This post is excerpted from the upcoming e-treatise "Wassom on Social Media Law."
Copyright exists in order "to promote the Progress of Science and useful Arts." It accomplishes this by giving authors an economic incentive to create new works and share them with the public. But private control over the use of expressive works doesn't always promote progress; indeed, giving copyright owners too much control over the works they've created not only impedes societal progress, but also creates tension with the fundamental principles of free speech and the exchange of ideas that underlies the First Amendment and our entire democratic system.
For these reasons, the Copyright Act includes the "fair use" doctrine. The fair use defense acts as a safety valve that allows certain socially beneficial uses of copyrighted works to escape the control of their owners.
Identifying the purpose of fair use is easy; figuring out whether any particular use of a certain work is fair is another story entirely. The Copyright Act doesn't define what is fair, but rather provides courts with guidelines to apply on a case-by-case basis.
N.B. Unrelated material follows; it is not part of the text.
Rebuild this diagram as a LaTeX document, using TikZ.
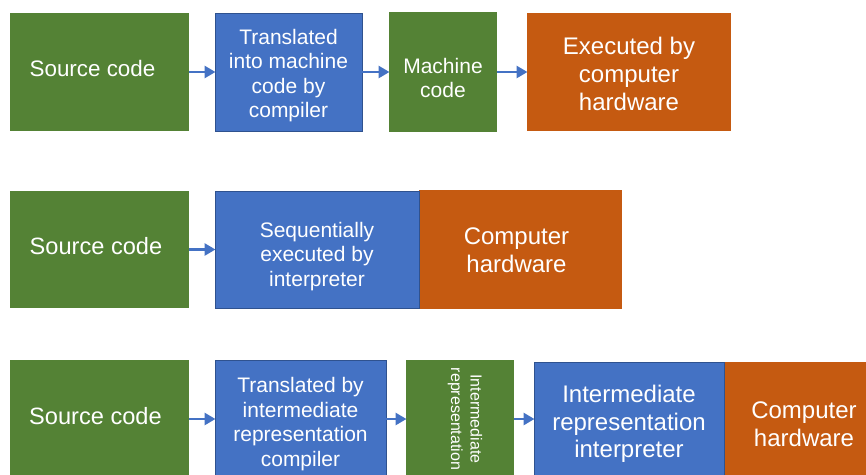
\documentclass[tikz,border=0pt]{standalone}
\usepackage{fontspec}
\setmainfont{Liberation Sans}
\usetikzlibrary{arrows.meta}
\definecolor{boxgreen}{HTML}{548235}
\definecolor{boxblue}{HTML}{4472C4}
\definecolor{boxblueline}{HTML}{2F528F}
\definecolor{boxorange}{HTML}{C55A11}
\tikzset{
  box/.style={inner sep=0pt, outer sep=0pt},
  greenbox/.style={box, fill=boxgreen},
  bluebox/.style={box, fill=boxblue, draw=boxblueline, line width=0.9pt},
  orangebox/.style={box, fill=boxorange},
  txt/.style={inner sep=0pt, align=center, text=white, font=\fontsize{21}{24.5}\selectfont},
  bigtext/.style={txt, font=\fontsize{24}{27.6}\selectfont},
  srctext/.style={txt, font=\fontsize{23.6}{27}\selectfont},
  flow/.style={draw=boxblue, line width=2.8pt, -{Triangle[length=11pt,width=12pt]}, shorten >=-0.5pt}
}
\begin{document}
\begin{tikzpicture}[x=1pt,y=-1pt]
\clip (0,0) rectangle (866,474);
\fill[white] (0,0) rectangle (866,474);

% Compiled language
\node[greenbox, minimum width=179pt, minimum height=118pt] (s1) at (99.5,72) {};
\node[bluebox, minimum width=147pt, minimum height=118pt] (t1) at (288.5,72) {};
\node[greenbox, minimum width=108pt, minimum height=120pt] (m1) at (443,72) {};
\node[orangebox, minimum width=204pt, minimum height=118pt] (e1) at (629,71.5) {};
\node[txt, font=\fontsize{22.4}{26}\selectfont] (s1t) at ([xshift=-7pt,yshift=4pt]s1.center) {Source code};
\node[txt] (t1t) at ([yshift=-3.5pt]t1.center) {Translated\\into machine\\code by\\compiler};
\node[txt] (m1t) at ([yshift=-6pt]m1.center) {Machine\\code};
\node[bigtext] (e1t) at ([yshift=-2.5pt]e1.center) {Executed by\\computer\\hardware};
\draw[flow] (s1.east) -- (t1.west);
\draw[flow] (t1.east) -- (m1.west);
\draw[flow] (m1.east) -- (m1.east -| e1.west);

% Interpreted language
\node[greenbox, minimum width=179pt, minimum height=117pt] (s2) at (99.5,249.5) {};
\node[orangebox, minimum width=203pt, minimum height=119pt] (h2) at (520.5,249.5) {};
\node[bluebox, minimum width=204pt, minimum height=117pt] (q2) at (317,249.5) {};
\node[srctext] (s2t) at ([xshift=-3.5pt,yshift=3pt]s2.center) {Source code};
\node[txt] (q2t) at ([yshift=-7pt]q2.center) {Sequentially\\executed by\\interpreter};
\node[bigtext] (h2t) at ([xshift=-4pt,yshift=-1pt]h2.center) {Computer\\hardware};
\draw[flow] (s2.east) -- (q2.west);

% Intermediate representation
\node[greenbox, minimum width=179pt, minimum height=118pt] (s3) at (99.5,419) {};
\node[bluebox, minimum width=171pt, minimum height=118pt] (c3) at (300.5,419) {};
\node[greenbox, minimum width=108pt, minimum height=118pt] (ir3) at (460,419) {};
\node[orangebox, minimum width=160pt, minimum height=116pt] (h3) at (804,420) {};
\node[bluebox, minimum width=190pt, minimum height=116pt] (i3) at (629,420) {};
\node[srctext] (s3t) at ([xshift=-4pt,yshift=3pt]s3.center) {Source code};
\node[txt] (c3t) at ([yshift=-5pt]c3.center) {Translated by\\intermediate\\representation\\compiler};
\node[txt, rotate=-90, font=\fontsize{16}{19.5}\selectfont] (ir3t) at ([xshift=5pt]ir3.center) {Intermediate\\representation};
\node[bigtext] (i3t) at ([yshift=-4pt]i3.center) {Intermediate\\representation\\interpreter};
\node[bigtext] (h3t) at ([yshift=-4pt]h3.center) {Computer\\hardware};
\draw[flow] (s3.east) -- (s3.east -| c3.west);
\draw[flow] (c3.east) -- (c3.east -| ir3.west);
\draw[flow] (ir3.east) -- (ir3.east -| i3.west);
\end{tikzpicture}
\end{document}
For this reason, it is never safe for anyone to assume that what they're doing definitely is a fair use.
The fair use defense favors such motivations as "as criticism, comment, news reporting, teaching (including multiple copies for classroom use), scholarship, or research." It also provides four factors to guide the court's analysis:
(2) the nature of the copyrighted work;
(3) the amount and substantiality of the portion used in relation to the copyrighted work as a whole; and
(4) the effect of the use upon the potential market for or value of the copyrighted work.
Only a handful of court decisions have applied this analysis to social media. In one of the earliest such cases, Sedgwick Claims Management Services, Inc. v. Delsman, a court decided that a blogger had made a fair use of two insurance company executives' portrait photos by incorporating them into "Wanted" posters to illustrate his blog posts criticizing the company. The blogger transformed the "purpose and character" of the promotional photos by using them to criticize the company. "Allowing Defendant to use the photographs in the context of publicly criticizing and warning the public regarding Sedgwick’s business practices," the court wrote, "is precisely the type of activity the fair use doctrine is intended to protect."
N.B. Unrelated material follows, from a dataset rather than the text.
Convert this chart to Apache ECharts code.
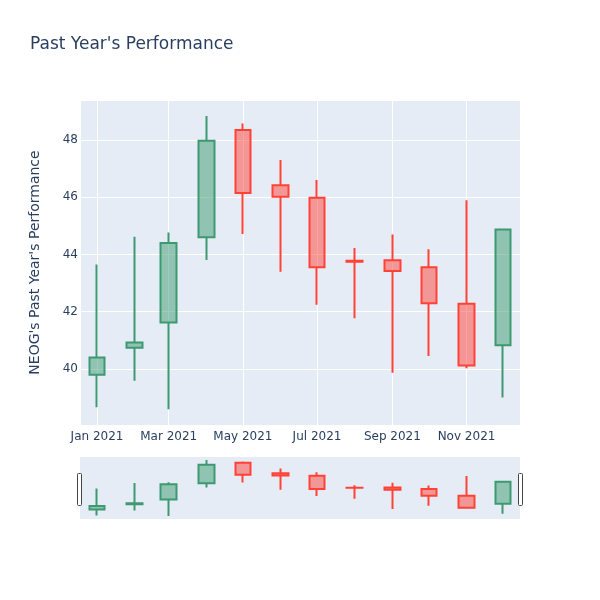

A 2011 case found it fair use to forward a one-sentence inquiry that the plaintiff had posted on a listserv. Plaintiff's post implied that a certain CPA firm was overcharging him. Those who copied the message did so not to seek that specific information, but rather to inform the CPA firm of the complaint. This is a trivial act of "reproduction" and "distribution," and the court thought so too; it also held that the one-sentence post wasn't sufficient original to be copyrightable in the first place. But in light of how many millions of times per day that short tweets and status updates are shared through social media, this type of analysis becomes extremely important.
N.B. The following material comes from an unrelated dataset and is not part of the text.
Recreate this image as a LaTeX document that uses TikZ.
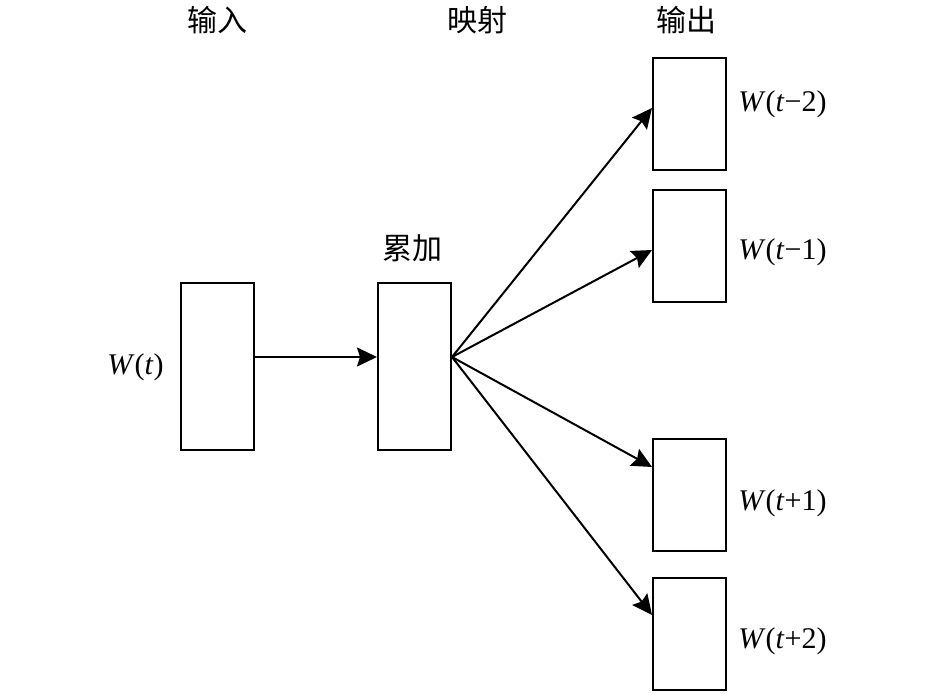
\documentclass[tikz,border=0pt]{standalone}
\usepackage{fontspec}
\setmainfont{Liberation Serif}
\newfontfamily\cjk{Noto Sans CJK SC}
\usetikzlibrary{arrows.meta,calc}
\begin{document}
\begin{tikzpicture}[
  x=0.5pt, y=-0.5pt,
  box/.style={draw, line width=1pt, inner sep=0pt, minimum width=36.5pt},
  tall/.style={box, minimum height=83.5pt},
  short/.style={box, minimum height=56pt},
  arr/.style={-{Stealth[length=10pt,width=9.5pt,inset=1.5pt]}, line width=1pt},
  lbl/.style={inner sep=0pt, font=\fontsize{15}{18}\selectfont},
  head/.style={inner sep=0pt, font=\cjk\fontsize{15}{17}\selectfont}
]
\useasboundingbox (0,0) rectangle (945,694);
% columns
\node [head] (hin) at (217,20) {输入};
\node [head] (hmap) at (477,20) {映射};
\node [head] (hout) at (686,20) {输出};
% boxes
\node [tall] (in) at (217.5,366.5) {};
\node [tall] (sum) at (414.5,366.5) {};
\node [short] (o1) at (689.5,114) {};
\node [short] (o2) at (689.5,246) {};
\node [short] (o3) at (689.5,495) {};
\node [short] (o4) at (689.5,634) {};
% labels
\node [head] (hsum) at (412,248) {累加};
\node [lbl, anchor=east] (lin) at (164,367) {\textit{W}(\textit{t})};
\node [lbl, anchor=west] (l1) at (738,104) {\textit{W}(\textit{t}−2)};
\node [lbl, anchor=west] (l2) at (738,252) {\textit{W}(\textit{t}−1)};
\node [lbl, anchor=west] (l3) at (738,503) {\textit{W}(\textit{t}+1)};
\node [lbl, anchor=west] (l4) at (738,641) {\textit{W}(\textit{t}+2)};
% arrows
\coordinate (hub) at ($(sum.east)+(0,-9.5)$);
\draw [arr] ($(in.east)+(0,-9.5)$) -- ($(sum.west)+(0,-9.5)$);
\draw [arr] (hub) -- ($(o1.west)+(0,-6)$);
\draw [arr] (hub) -- ($(o2.west)+(0,4)$);
\draw [arr] (hub) -- ($(o3.west)+(0,-28)$);
\draw [arr] (hub) -- ($(o4.west)+(0,-19)$);
\end{tikzpicture}
\end{document}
One of the most celebrated cases involving fair use and social media is the long-running saga of Lenz v. Universal Music. At the center of this case is a short video that a mom posted to YouTube of her toddler dancing to Prince's "Let's Go Crazy." When Universal asked YouTube to take the video down, Lenz fought back, eventually getting pro bono support from the Electronic Frontier Foundation. And, in many respects, she won, including in a 2010 decision that exposed Universal to potential liability for failing to consider whether Lenz's video was a fair use before sending its takedown request.
Other fair use battles have been fought--and won--entirely in the court of public opinion. In 2009, the blog Boing Boing published a Ralph Lauren modeling photo that had been so heavily manipulated as to make the model so impossibly skinny that her head appeared wider than her waist. The image became a lightning rod for criticism of the fashion industry. Ralph Lauren reacted by calling the image an infringement and demanding that it be taken down. Boing Boing publicly refused, claiming the protection of fair use. Eventually, Ralph Lauren demurred, issuing a press release admitting that "we are responsible for the poor imaging and retouching that resulted in a very distorted image of a woman's body. We have addressed the problem and going forward will take every precaution to ensure that the caliber of our artwork represents our brand appropriately."